UC San Diego
Another Los Angeles: Chicana/o and Latina/o Counter-Mappings in Literature, Visual Art and Film, 1965-2015
- Author(s): Perez, Crystal Roxana Ramirez
- Advisor(s): Sanchez, Rosaura
- et al.
This dissertation deploys an interdisciplinary framework that draws from literary studies, history, and critical human geography to critically examine counter-mapping acts in L.A. from 1965 to 2015, specifically those that shed light on the social and material conditions of Latinas/os. “Another Los Angeles” traces the counter-mapping practices of Chicana/o Latina/o communities as seen in fiction, visual art, and film. Counter-mapping as an oppositional practice reflects a non-dominant view of space and asserts subaltern histories and memories, challenging dominant discourses that render them invisible. In the first chapter, I analyze historical detective fiction by black and brown authors and argue that their novelistic return to the 1965-71 period remembers the long-standing issue of policing in the segregated ghetto and barrio and the flourishing of social justice movements of that era that were responding to inequitable policing and other injustices.

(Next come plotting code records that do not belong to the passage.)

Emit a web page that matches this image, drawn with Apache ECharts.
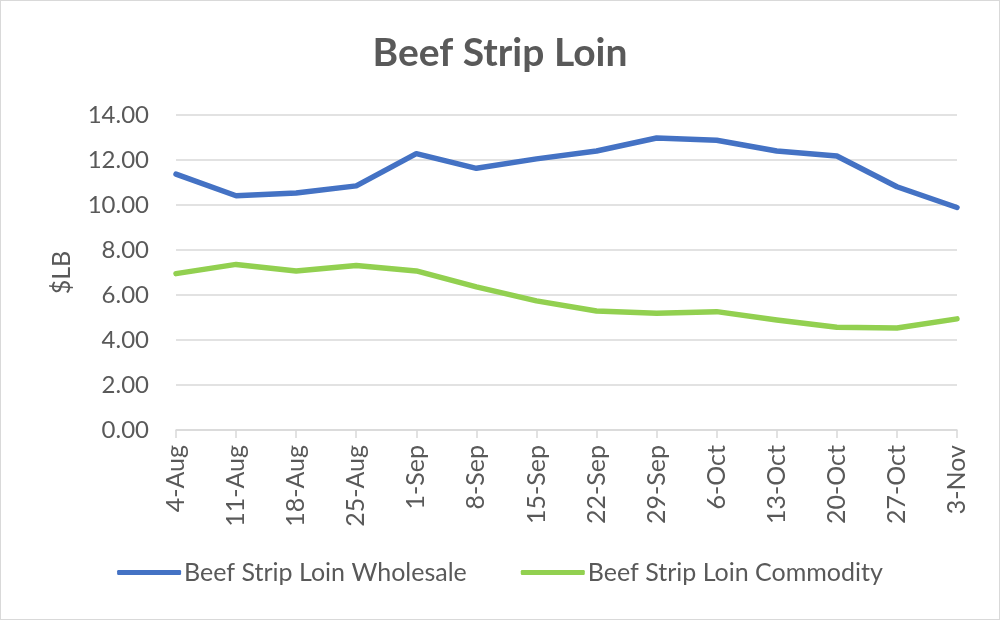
<!DOCTYPE html>
<html>
<head>
<meta charset="utf-8">
<script src="https://cdn.jsdelivr.net/npm/echarts@6/dist/echarts.min.js"></script>
<style>
html,body{margin:0;padding:0;background:#fff;}
#chart{width:1000px;height:620px;box-sizing:border-box;border:1px solid #d9d9d9;}
</style>
</head>
<body>
<div id="chart"></div>
<script>
var categories = ['4-Aug','11-Aug','18-Aug','25-Aug','1-Sep','8-Sep','15-Sep','22-Sep','29-Sep','6-Oct','13-Oct','20-Oct','27-Oct','3-Nov'];
var wholesale = [11.37, 10.41, 10.53, 10.85, 12.28, 11.63, 12.05, 12.40, 12.98, 12.88, 12.40, 12.18, 10.81, 9.89];
var commodity = [6.95, 7.36, 7.07, 7.31, 7.07, 6.36, 5.74, 5.29, 5.19, 5.26, 4.89, 4.57, 4.53, 4.94];
var yTicks = { min: 0, max: 14, interval: 2 };

var font = 'Lato, "Liberation Sans", sans-serif';
var chart = echarts.init(document.getElementById('chart'));
chart.setOption({
  animation: false,
  title: {
    text: 'Beef Strip Loin',
    left: 'center',
    top: 28,
    textStyle: { fontFamily: font, fontSize: 39, fontWeight: 'bold', color: '#595959' }
  },
  legend: {
    bottom: 29,
    left: 'center',
    itemGap: 54,
    itemWidth: 64,
    itemHeight: 5,
    icon: 'roundRect',
    textStyle: { fontFamily: font, fontSize: 25, color: '#595959', padding: [0, 0, 0, -2] },
    data: ['Beef Strip Loin Wholesale', 'Beef Strip Loin Commodity']
  },
  grid: { left: 175, right: 42, top: 114, bottom: 189, containLabel: false },
  xAxis: {
    type: 'category',
    data: categories,
    boundaryGap: false,
    axisLine: { lineStyle: { color: '#d9d9d9', width: 1.5 } },
    axisTick: { show: true, length: 8, alignWithLabel: true, lineStyle: { color: '#d9d9d9', width: 1.5 } },
    axisLabel: { rotate: 90, margin: 15, fontFamily: font, fontSize: 25, color: '#595959', interval: 0 }
  },
  yAxis: {
    type: 'value',
    min: yTicks.min,
    max: yTicks.max,
    interval: yTicks.interval,
    name: '$LB',
    nameLocation: 'middle',
    nameGap: 102,
    nameRotate: 90,
    nameTextStyle: { fontFamily: font, fontSize: 25, color: '#595959' },
    axisLine: { show: false },
    axisTick: { show: false },
    axisLabel: {
      margin: 27,
      fontFamily: font, fontSize: 24, color: '#595959',
      formatter: function (v) { return v.toFixed(2); }
    },
    splitLine: { lineStyle: { color: '#d9d9d9', width: 1.5 } }
  },
  series: [
    {
      name: 'Beef Strip Loin Wholesale',
      type: 'line',
      data: wholesale,
      symbol: 'none',
      lineStyle: { color: '#4472C4', width: 5.5, cap: 'round', join: 'round' },
      itemStyle: { color: '#4472C4' }
    },
    {
      name: 'Beef Strip Loin Commodity',
      type: 'line',
      data: commodity,
      symbol: 'none',
      lineStyle: { color: '#92D050', width: 5.5, cap: 'round', join: 'round' },
      itemStyle: { color: '#92D050' }
    }
  ]
});
</script>
</body>
</html>
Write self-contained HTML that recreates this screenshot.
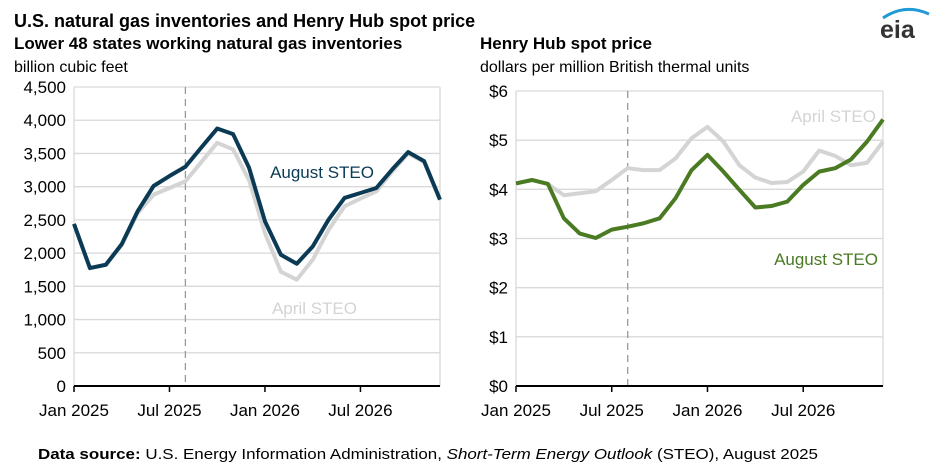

In chapter two, I examine Hector Tobar’s 1998 novel, The Tattooed Soldier and its interwoven narrative structure to highlight the co-constitutive relationship between Central American spaces and the making of Los Angeles in the 1980s and 90s as produced by neoliberal policies in the hemispheric Americas. In the last two chapters I shift focus to the visual and sonic to explore the simultaneous invisibility and hypervisibility of the raced, classed, and gendered Latina/o body in urban space. In chapter 3, I trace the tradition of Chicana/o public art from the 1960s to the 21st century as a conceptually and politically useful medium for L.A. Chicana/o artists to reflect an ethos of urban vulnerability and enact critical spatializing practices. In the last chapter, I examine the Hollywood film, A Better Life, as a bricolage of visual and sound parts of L.A. communities of color that portray a “third space” reflective of and created by immigrants’ cultural, sonic, and spatial practices. Ultimately, “Another Los Angeles” privileges the counter-mapping practices of Los Angeles’ brown, black, and immigrant populations as they ascertain their vantage points in a city that while vastly present in the national imaginary, often forgets or flattens the spaces of communities of color.